Rows from a dataset of charts and code:
- - - - -
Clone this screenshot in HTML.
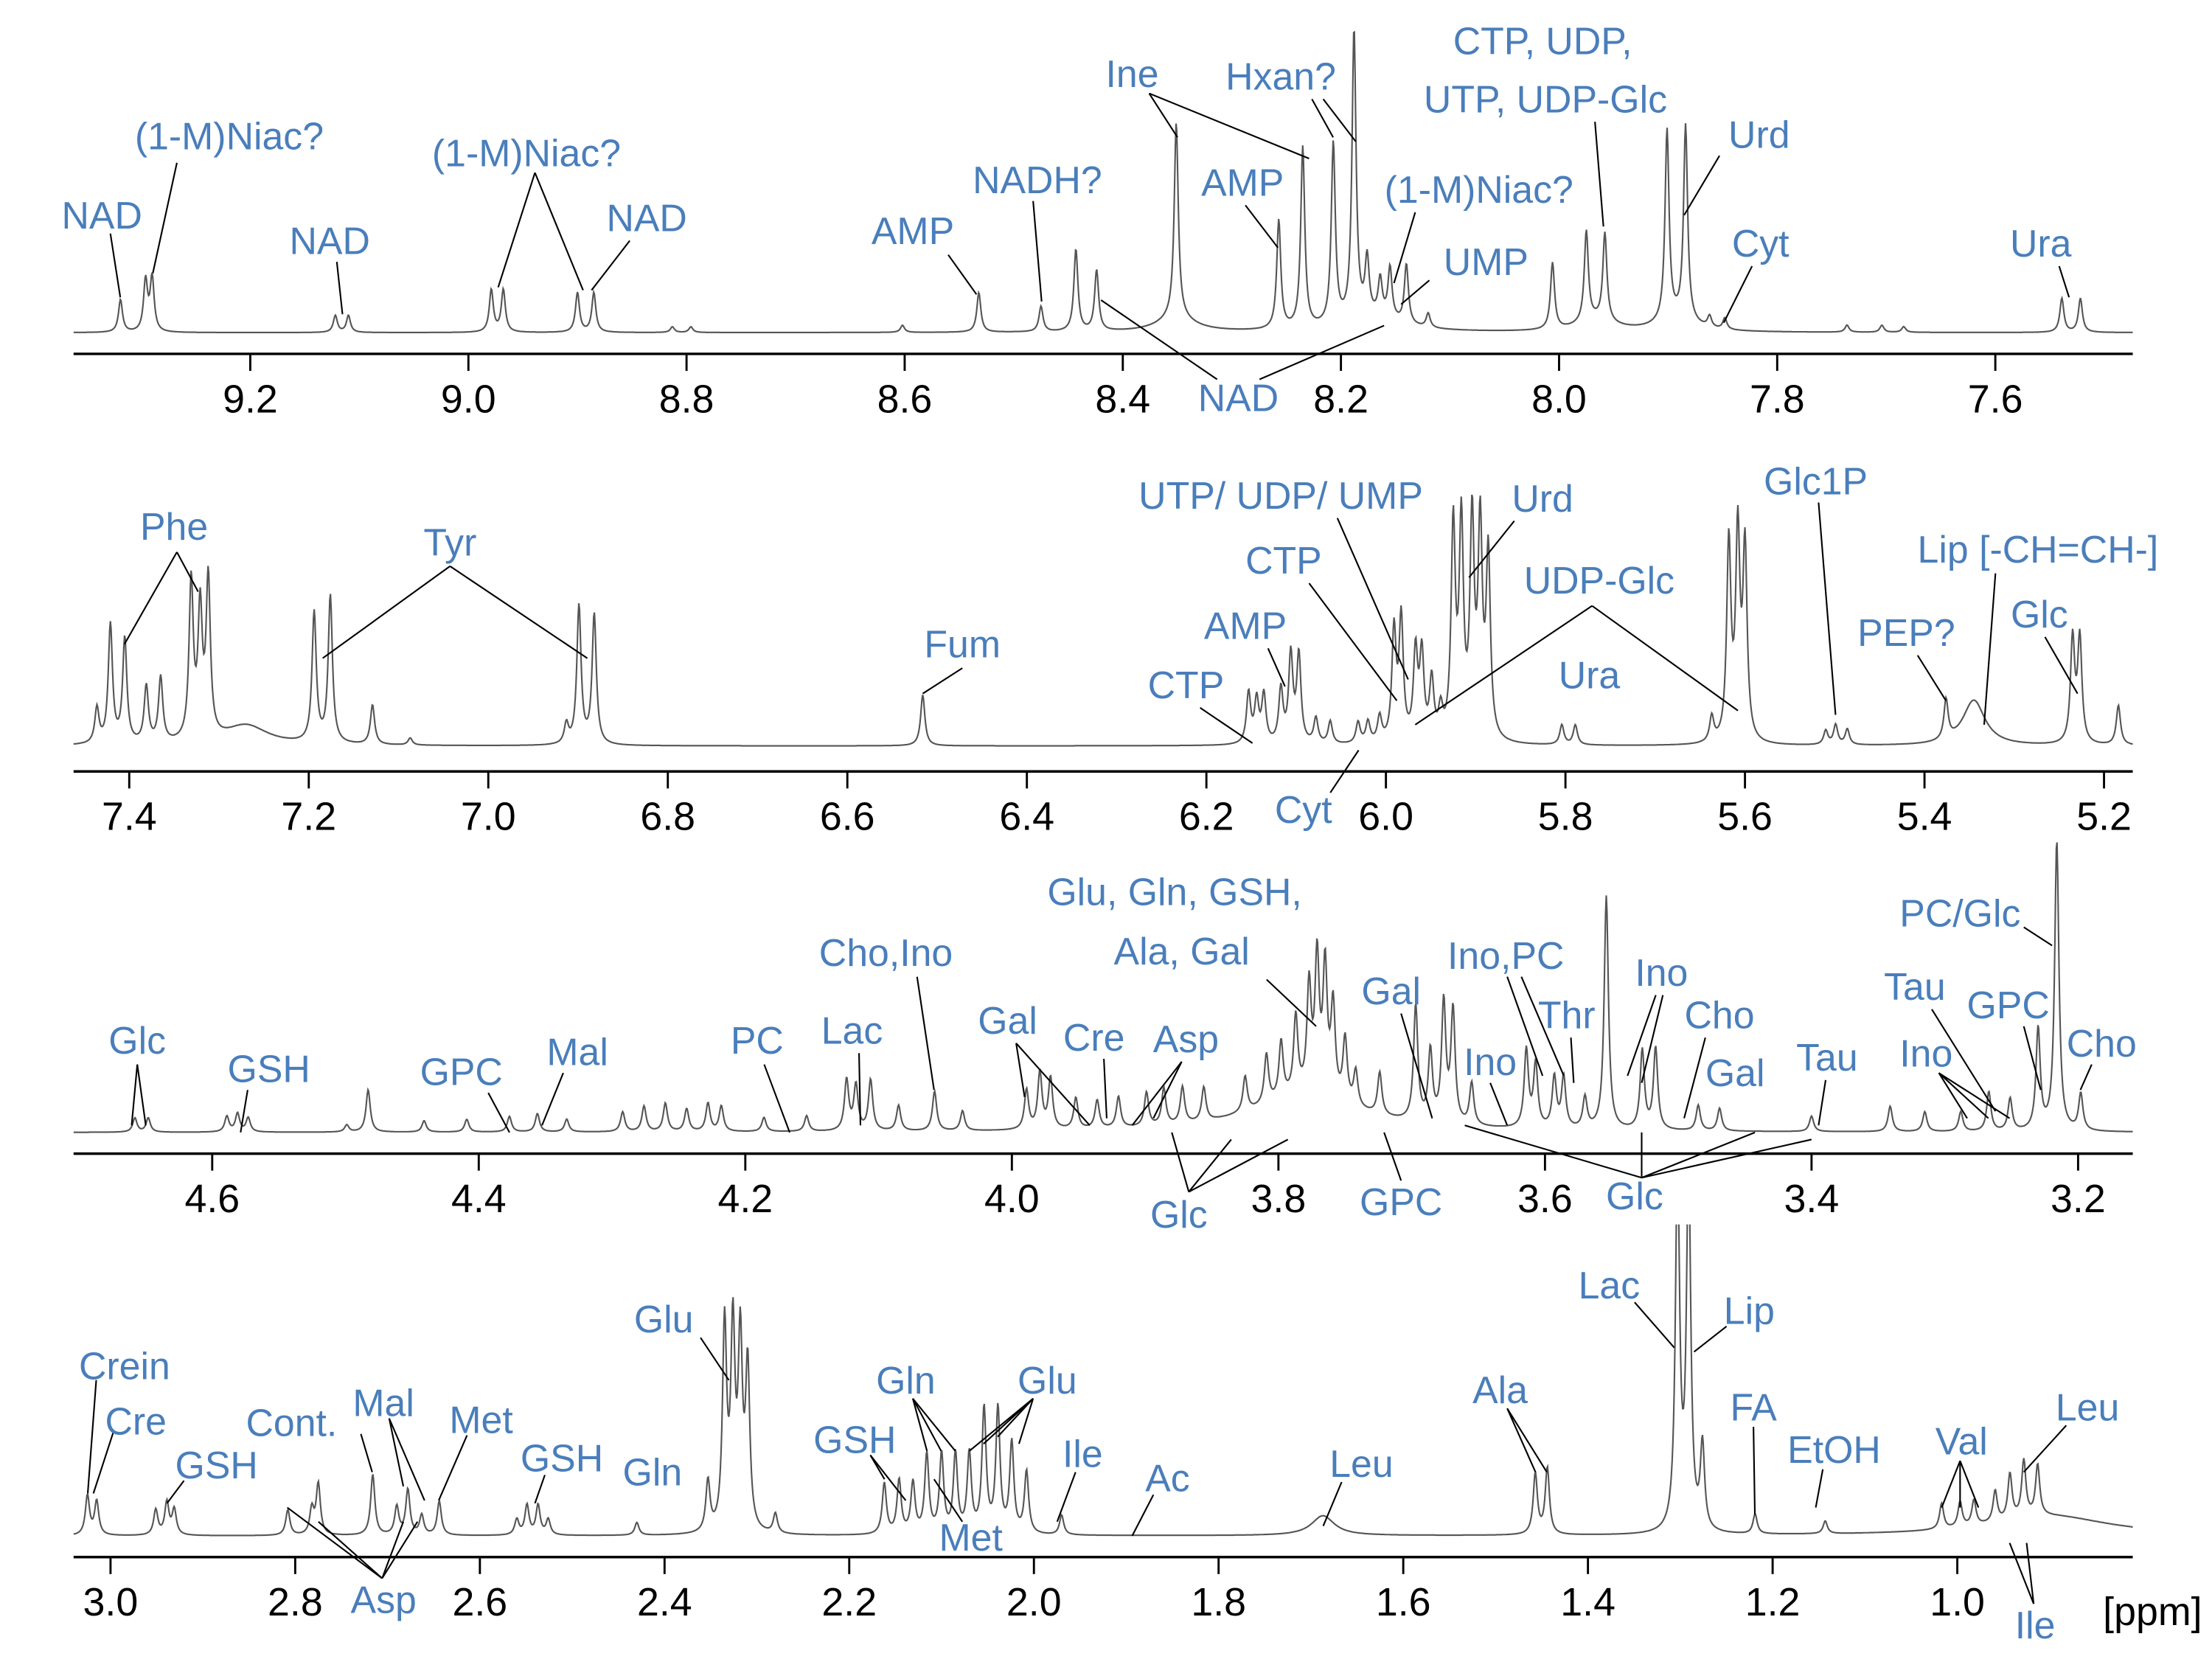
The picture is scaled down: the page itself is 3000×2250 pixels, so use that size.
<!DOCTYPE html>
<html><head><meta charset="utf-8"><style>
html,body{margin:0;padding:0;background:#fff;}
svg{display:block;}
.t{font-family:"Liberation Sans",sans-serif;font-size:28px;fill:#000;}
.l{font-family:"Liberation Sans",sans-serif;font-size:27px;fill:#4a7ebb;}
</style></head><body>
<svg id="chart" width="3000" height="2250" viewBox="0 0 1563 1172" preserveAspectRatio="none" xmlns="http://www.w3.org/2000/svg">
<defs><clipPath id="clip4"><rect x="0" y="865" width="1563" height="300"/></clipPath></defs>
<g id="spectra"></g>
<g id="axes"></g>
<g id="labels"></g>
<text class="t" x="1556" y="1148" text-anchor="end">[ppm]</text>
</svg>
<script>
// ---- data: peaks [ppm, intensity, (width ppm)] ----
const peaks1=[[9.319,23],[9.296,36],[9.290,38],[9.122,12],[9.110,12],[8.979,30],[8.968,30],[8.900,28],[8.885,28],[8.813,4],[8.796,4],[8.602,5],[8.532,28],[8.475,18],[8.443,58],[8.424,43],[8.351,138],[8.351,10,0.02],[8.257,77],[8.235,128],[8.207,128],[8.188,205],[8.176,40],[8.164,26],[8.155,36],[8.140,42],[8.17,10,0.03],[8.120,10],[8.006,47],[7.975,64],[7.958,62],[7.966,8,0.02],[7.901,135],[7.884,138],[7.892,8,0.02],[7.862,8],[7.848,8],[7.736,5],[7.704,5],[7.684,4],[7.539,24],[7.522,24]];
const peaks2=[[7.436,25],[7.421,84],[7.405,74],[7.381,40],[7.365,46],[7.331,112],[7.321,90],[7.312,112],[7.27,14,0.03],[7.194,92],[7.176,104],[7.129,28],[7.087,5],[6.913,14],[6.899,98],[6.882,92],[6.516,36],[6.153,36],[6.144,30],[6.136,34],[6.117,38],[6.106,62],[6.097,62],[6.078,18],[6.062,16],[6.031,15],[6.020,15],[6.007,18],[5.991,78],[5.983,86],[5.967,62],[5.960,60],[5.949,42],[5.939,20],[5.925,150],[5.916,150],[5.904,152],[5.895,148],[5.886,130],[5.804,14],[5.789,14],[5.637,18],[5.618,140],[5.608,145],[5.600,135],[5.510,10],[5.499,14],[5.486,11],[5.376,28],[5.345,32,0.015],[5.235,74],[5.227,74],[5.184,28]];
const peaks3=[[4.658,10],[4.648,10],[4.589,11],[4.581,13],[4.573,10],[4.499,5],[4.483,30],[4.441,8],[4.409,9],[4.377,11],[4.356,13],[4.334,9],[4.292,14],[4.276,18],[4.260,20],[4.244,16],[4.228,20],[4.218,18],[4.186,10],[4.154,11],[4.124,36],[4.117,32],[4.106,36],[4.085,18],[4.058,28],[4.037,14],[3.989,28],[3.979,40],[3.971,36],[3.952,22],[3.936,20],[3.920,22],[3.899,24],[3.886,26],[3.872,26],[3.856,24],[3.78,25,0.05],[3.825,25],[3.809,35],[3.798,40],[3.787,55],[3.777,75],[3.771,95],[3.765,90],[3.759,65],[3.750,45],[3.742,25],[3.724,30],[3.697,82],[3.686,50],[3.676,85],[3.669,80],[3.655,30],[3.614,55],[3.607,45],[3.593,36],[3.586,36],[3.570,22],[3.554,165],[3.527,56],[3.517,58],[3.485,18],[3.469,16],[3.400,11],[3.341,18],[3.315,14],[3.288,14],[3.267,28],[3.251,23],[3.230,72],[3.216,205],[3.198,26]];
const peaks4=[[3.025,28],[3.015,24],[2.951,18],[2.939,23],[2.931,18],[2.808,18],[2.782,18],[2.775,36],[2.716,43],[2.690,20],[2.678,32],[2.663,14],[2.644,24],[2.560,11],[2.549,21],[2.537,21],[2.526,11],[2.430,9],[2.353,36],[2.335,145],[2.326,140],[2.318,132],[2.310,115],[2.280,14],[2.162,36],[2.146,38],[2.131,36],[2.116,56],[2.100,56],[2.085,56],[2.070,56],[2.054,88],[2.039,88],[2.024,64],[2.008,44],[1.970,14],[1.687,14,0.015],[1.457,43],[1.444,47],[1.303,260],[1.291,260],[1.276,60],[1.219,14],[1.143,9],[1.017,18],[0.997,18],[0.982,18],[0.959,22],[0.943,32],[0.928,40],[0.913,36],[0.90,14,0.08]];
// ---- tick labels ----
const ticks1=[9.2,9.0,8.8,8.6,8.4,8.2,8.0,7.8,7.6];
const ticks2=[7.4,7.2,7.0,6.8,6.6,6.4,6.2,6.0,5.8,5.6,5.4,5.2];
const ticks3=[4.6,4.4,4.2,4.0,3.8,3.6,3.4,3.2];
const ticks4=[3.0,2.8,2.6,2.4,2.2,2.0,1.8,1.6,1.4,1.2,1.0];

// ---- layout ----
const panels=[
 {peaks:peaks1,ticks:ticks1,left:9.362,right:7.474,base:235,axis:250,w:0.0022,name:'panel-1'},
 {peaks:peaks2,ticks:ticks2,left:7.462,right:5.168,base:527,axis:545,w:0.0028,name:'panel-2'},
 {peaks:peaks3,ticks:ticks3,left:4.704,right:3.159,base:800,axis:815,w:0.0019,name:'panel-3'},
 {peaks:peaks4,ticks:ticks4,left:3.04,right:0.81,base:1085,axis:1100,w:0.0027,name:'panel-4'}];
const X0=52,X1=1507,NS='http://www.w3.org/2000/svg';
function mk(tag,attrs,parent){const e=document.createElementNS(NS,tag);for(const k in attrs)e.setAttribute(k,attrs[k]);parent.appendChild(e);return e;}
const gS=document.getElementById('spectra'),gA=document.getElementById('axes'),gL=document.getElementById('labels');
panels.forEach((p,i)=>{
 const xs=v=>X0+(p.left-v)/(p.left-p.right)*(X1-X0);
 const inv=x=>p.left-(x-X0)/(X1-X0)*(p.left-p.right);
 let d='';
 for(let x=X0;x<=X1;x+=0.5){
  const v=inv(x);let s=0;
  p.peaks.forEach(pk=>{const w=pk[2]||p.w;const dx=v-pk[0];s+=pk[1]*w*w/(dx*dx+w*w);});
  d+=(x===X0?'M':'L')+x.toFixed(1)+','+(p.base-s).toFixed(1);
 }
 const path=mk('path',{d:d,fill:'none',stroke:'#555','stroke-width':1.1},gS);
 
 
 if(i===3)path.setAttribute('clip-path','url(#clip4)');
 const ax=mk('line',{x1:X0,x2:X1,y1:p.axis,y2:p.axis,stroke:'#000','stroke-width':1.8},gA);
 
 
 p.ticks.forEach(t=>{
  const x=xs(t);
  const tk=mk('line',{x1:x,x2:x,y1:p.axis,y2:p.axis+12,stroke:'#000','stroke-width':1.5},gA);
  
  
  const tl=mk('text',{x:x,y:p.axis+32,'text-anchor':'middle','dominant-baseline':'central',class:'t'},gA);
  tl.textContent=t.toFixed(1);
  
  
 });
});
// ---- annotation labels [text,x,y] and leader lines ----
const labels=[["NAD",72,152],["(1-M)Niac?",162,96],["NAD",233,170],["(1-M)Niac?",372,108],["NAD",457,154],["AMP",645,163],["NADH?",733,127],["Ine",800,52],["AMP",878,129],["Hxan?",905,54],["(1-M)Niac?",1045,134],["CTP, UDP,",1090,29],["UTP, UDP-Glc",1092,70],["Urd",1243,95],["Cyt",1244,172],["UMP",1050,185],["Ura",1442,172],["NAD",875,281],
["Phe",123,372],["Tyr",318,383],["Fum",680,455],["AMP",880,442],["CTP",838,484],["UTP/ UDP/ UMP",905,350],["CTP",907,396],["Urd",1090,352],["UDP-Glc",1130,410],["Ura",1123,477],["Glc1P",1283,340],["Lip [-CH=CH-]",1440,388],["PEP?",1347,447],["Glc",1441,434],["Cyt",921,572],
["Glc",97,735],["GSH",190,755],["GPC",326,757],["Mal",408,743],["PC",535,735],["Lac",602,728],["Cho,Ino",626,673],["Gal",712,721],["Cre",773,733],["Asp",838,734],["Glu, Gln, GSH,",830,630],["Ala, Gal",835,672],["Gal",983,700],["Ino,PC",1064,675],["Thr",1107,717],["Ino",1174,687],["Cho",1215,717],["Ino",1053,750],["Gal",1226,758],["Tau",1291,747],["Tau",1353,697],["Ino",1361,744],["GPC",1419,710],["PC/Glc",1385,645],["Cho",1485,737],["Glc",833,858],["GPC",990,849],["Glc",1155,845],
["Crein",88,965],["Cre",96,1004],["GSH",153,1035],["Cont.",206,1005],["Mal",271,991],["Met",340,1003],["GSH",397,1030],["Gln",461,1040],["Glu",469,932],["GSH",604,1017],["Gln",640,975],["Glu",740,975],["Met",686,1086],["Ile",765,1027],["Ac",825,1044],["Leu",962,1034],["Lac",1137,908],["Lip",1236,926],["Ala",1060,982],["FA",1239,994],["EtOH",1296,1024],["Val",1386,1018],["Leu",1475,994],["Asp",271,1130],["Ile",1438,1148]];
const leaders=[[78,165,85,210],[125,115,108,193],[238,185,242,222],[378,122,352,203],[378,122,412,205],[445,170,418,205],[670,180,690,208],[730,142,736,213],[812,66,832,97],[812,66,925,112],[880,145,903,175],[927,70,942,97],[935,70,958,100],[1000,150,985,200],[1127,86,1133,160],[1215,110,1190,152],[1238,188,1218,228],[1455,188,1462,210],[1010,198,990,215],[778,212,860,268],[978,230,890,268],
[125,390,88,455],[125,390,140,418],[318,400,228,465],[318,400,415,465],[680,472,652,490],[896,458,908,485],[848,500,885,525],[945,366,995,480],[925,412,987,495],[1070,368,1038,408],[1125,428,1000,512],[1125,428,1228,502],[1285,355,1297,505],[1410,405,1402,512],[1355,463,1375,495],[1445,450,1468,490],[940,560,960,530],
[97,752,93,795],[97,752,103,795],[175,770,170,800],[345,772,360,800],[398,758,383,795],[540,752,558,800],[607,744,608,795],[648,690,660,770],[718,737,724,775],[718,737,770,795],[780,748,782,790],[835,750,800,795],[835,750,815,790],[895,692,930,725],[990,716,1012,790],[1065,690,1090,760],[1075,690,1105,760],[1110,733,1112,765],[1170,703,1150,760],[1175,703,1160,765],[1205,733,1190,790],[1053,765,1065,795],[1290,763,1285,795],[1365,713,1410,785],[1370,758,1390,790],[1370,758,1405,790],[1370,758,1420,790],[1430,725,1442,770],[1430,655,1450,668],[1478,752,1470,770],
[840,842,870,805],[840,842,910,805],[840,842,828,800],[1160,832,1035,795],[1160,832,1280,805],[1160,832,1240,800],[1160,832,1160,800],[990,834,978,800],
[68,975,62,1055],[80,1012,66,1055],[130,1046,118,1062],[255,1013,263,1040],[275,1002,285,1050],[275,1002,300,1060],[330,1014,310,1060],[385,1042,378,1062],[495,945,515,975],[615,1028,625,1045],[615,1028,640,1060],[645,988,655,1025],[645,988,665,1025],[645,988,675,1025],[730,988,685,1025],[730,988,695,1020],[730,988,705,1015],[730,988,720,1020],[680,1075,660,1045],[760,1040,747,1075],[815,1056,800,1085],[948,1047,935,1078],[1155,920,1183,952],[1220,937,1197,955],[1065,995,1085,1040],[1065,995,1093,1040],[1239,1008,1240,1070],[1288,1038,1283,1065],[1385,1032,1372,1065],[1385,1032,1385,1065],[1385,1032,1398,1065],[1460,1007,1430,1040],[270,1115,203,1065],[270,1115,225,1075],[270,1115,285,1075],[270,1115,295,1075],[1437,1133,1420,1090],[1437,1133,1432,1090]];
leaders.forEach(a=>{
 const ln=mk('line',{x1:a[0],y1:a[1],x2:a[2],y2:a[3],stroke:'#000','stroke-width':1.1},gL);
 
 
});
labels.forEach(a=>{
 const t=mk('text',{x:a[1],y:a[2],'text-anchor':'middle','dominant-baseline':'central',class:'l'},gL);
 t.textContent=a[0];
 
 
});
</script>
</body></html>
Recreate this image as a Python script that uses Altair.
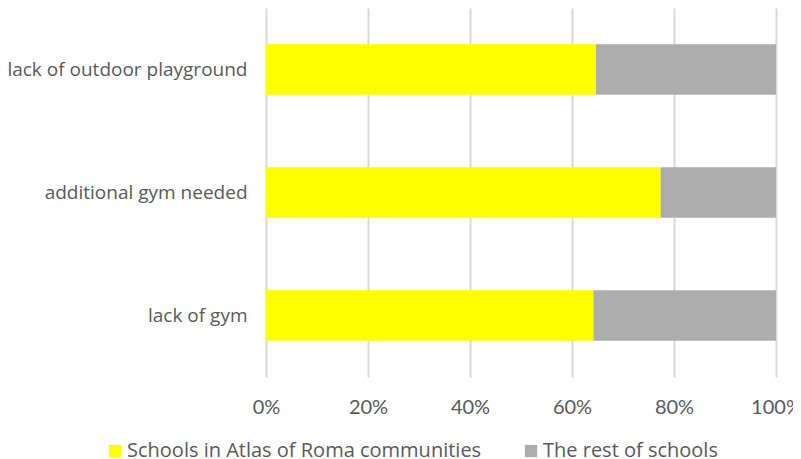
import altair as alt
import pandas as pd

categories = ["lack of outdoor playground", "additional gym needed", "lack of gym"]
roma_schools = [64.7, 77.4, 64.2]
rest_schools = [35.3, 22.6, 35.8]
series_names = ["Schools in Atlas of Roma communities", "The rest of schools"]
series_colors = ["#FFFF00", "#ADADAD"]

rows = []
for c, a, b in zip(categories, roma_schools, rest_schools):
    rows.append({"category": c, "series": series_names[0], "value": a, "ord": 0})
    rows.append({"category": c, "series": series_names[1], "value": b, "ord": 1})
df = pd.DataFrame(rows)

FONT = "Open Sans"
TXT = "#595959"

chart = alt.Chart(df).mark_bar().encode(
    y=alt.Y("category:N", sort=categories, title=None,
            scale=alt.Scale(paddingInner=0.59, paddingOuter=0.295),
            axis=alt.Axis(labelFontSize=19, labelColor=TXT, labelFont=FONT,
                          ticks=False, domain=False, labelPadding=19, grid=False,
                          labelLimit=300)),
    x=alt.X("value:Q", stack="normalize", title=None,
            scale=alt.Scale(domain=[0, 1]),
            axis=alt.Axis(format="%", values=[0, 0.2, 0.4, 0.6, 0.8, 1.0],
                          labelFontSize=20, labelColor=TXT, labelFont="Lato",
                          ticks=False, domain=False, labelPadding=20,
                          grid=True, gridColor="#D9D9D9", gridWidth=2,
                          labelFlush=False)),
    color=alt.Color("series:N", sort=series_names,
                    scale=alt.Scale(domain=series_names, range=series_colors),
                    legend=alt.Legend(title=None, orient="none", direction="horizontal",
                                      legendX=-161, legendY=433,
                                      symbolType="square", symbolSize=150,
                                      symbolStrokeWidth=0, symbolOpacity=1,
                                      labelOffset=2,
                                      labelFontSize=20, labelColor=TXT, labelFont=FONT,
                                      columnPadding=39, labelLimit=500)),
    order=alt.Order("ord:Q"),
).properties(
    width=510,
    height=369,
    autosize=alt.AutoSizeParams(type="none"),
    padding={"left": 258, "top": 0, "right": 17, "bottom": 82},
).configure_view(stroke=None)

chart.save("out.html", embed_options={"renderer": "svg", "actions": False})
- - - - -
EXERCISE BRIEF: Isolate the lines that hold the word "script" and copy all of them.

RIGHT ANSWER:
<script>
</script>
Recreate this image as a Python script that uses Altair.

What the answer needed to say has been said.